Each line below must be set down exactly; omit any image you find.

Records with drawing code
** Start **
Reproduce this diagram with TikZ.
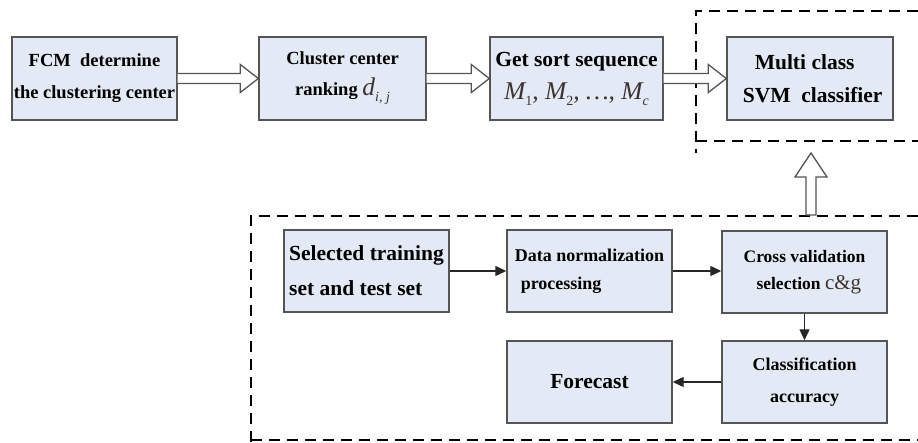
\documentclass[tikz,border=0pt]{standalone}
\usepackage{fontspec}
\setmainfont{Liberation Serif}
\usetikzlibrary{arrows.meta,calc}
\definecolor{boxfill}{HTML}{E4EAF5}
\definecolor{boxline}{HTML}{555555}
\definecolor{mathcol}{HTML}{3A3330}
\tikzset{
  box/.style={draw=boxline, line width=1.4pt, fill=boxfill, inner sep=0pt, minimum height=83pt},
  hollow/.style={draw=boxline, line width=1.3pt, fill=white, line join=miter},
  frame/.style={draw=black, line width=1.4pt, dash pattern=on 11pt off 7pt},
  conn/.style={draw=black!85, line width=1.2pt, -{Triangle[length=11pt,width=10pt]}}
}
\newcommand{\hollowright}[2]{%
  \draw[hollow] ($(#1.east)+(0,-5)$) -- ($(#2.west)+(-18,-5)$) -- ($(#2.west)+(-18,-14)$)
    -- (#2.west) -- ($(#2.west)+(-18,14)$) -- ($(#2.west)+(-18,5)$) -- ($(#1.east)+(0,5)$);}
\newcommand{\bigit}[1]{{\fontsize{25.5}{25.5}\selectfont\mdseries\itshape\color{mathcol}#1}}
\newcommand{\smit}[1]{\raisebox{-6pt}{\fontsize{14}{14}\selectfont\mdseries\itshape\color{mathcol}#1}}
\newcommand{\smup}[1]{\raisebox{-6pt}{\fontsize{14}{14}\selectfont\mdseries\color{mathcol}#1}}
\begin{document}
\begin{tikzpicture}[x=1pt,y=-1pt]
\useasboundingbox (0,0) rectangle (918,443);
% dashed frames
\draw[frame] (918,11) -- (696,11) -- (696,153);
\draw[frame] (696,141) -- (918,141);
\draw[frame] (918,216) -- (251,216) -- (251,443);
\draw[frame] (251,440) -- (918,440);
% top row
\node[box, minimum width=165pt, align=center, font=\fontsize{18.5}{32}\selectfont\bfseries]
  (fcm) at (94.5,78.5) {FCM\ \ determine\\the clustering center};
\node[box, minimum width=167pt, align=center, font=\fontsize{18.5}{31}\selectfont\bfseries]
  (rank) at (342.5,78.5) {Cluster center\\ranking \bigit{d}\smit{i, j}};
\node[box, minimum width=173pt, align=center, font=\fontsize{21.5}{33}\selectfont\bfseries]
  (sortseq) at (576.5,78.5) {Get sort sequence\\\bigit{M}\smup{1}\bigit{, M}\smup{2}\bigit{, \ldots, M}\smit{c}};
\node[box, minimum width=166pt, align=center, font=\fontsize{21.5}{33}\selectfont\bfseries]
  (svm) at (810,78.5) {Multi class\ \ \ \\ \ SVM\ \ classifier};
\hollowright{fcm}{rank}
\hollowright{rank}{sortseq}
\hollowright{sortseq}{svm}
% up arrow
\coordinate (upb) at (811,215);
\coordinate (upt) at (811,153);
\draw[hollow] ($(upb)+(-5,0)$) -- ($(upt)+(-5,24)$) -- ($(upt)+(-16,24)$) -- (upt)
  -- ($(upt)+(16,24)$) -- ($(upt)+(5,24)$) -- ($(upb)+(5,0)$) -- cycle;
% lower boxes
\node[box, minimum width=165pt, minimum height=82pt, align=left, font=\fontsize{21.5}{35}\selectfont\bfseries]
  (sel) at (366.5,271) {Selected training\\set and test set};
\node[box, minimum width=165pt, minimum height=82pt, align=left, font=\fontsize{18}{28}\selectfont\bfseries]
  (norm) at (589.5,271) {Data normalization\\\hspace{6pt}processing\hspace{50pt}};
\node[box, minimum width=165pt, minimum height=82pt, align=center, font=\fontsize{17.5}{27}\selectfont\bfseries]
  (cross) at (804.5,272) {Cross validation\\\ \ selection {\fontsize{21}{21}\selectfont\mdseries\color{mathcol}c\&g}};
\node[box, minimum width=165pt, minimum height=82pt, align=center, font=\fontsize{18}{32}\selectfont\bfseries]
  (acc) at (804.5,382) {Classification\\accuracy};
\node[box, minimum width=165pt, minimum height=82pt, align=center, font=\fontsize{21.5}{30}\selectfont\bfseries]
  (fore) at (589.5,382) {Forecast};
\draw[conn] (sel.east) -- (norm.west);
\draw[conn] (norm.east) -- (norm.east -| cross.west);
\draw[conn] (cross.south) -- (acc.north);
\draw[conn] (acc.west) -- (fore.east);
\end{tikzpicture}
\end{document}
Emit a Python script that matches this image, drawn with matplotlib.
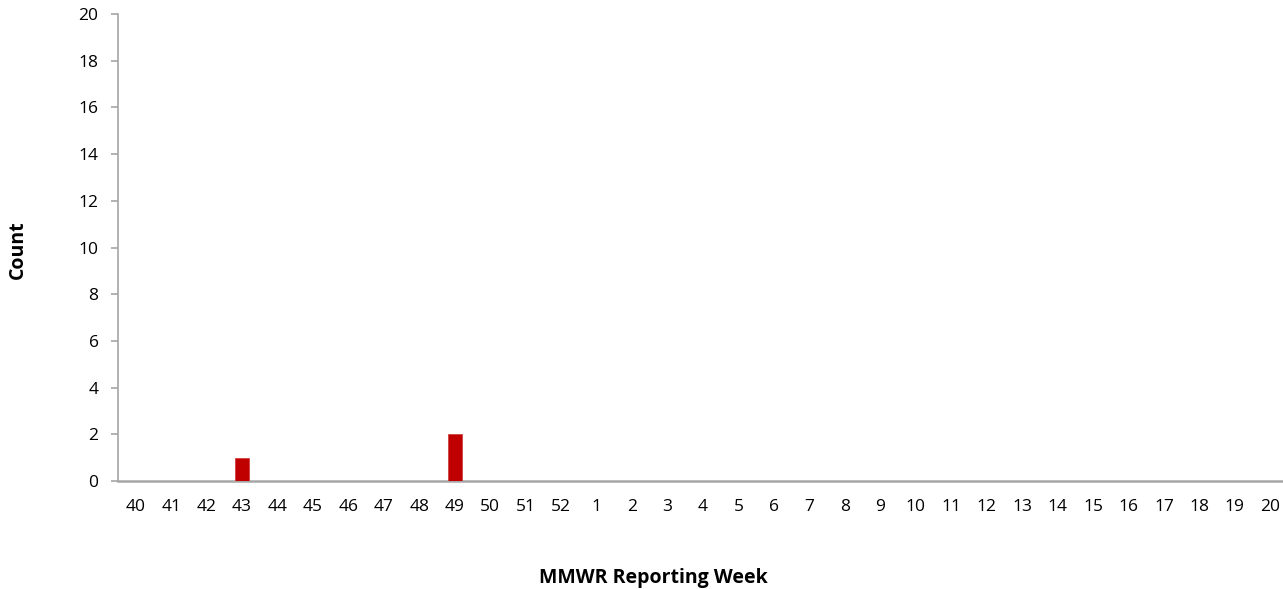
** End **
Finished exercise:
Reproduce this diagram with TikZ.
\documentclass[tikz,border=0pt]{standalone}
\usepackage{fontspec}
\setmainfont{Liberation Serif}
\usetikzlibrary{arrows.meta,calc}
\definecolor{boxfill}{HTML}{E4EAF5}
\definecolor{boxline}{HTML}{555555}
\definecolor{mathcol}{HTML}{3A3330}
\tikzset{
  box/.style={draw=boxline, line width=1.4pt, fill=boxfill, inner sep=0pt, minimum height=83pt},
  hollow/.style={draw=boxline, line width=1.3pt, fill=white, line join=miter},
  frame/.style={draw=black, line width=1.4pt, dash pattern=on 11pt off 7pt},
  conn/.style={draw=black!85, line width=1.2pt, -{Triangle[length=11pt,width=10pt]}}
}
\newcommand{\hollowright}[2]{%
  \draw[hollow] ($(#1.east)+(0,-5)$) -- ($(#2.west)+(-18,-5)$) -- ($(#2.west)+(-18,-14)$)
    -- (#2.west) -- ($(#2.west)+(-18,14)$) -- ($(#2.west)+(-18,5)$) -- ($(#1.east)+(0,5)$);}
\newcommand{\bigit}[1]{{\fontsize{25.5}{25.5}\selectfont\mdseries\itshape\color{mathcol}#1}}
\newcommand{\smit}[1]{\raisebox{-6pt}{\fontsize{14}{14}\selectfont\mdseries\itshape\color{mathcol}#1}}
\newcommand{\smup}[1]{\raisebox{-6pt}{\fontsize{14}{14}\selectfont\mdseries\color{mathcol}#1}}
\begin{document}
\begin{tikzpicture}[x=1pt,y=-1pt]
\useasboundingbox (0,0) rectangle (918,443);
% dashed frames
\draw[frame] (918,11) -- (696,11) -- (696,153);
\draw[frame] (696,141) -- (918,141);
\draw[frame] (918,216) -- (251,216) -- (251,443);
\draw[frame] (251,440) -- (918,440);
% top row
\node[box, minimum width=165pt, align=center, font=\fontsize{18.5}{32}\selectfont\bfseries]
  (fcm) at (94.5,78.5) {FCM\ \ determine\\the clustering center};
\node[box, minimum width=167pt, align=center, font=\fontsize{18.5}{31}\selectfont\bfseries]
  (rank) at (342.5,78.5) {Cluster center\\ranking \bigit{d}\smit{i, j}};
\node[box, minimum width=173pt, align=center, font=\fontsize{21.5}{33}\selectfont\bfseries]
  (sortseq) at (576.5,78.5) {Get sort sequence\\\bigit{M}\smup{1}\bigit{, M}\smup{2}\bigit{, \ldots, M}\smit{c}};
\node[box, minimum width=166pt, align=center, font=\fontsize{21.5}{33}\selectfont\bfseries]
  (svm) at (810,78.5) {Multi class\ \ \ \\ \ SVM\ \ classifier};
\hollowright{fcm}{rank}
\hollowright{rank}{sortseq}
\hollowright{sortseq}{svm}
% up arrow
\coordinate (upb) at (811,215);
\coordinate (upt) at (811,153);
\draw[hollow] ($(upb)+(-5,0)$) -- ($(upt)+(-5,24)$) -- ($(upt)+(-16,24)$) -- (upt)
  -- ($(upt)+(16,24)$) -- ($(upt)+(5,24)$) -- ($(upb)+(5,0)$) -- cycle;
% lower boxes
\node[box, minimum width=165pt, minimum height=82pt, align=left, font=\fontsize{21.5}{35}\selectfont\bfseries]
  (sel) at (366.5,271) {Selected training\\set and test set};
\node[box, minimum width=165pt, minimum height=82pt, align=left, font=\fontsize{18}{28}\selectfont\bfseries]
  (norm) at (589.5,271) {Data normalization\\\hspace{6pt}processing\hspace{50pt}};
\node[box, minimum width=165pt, minimum height=82pt, align=center, font=\fontsize{17.5}{27}\selectfont\bfseries]
  (cross) at (804.5,272) {Cross validation\\\ \ selection {\fontsize{21}{21}\selectfont\mdseries\color{mathcol}c\&g}};
\node[box, minimum width=165pt, minimum height=82pt, align=center, font=\fontsize{18}{32}\selectfont\bfseries]
  (acc) at (804.5,382) {Classification\\accuracy};
\node[box, minimum width=165pt, minimum height=82pt, align=center, font=\fontsize{21.5}{30}\selectfont\bfseries]
  (fore) at (589.5,382) {Forecast};
\draw[conn] (sel.east) -- (norm.west);
\draw[conn] (norm.east) -- (norm.east -| cross.west);
\draw[conn] (cross.south) -- (acc.north);
\draw[conn] (acc.west) -- (fore.east);
\end{tikzpicture}
\end{document}
Emit a Python script that matches this image, drawn with matplotlib.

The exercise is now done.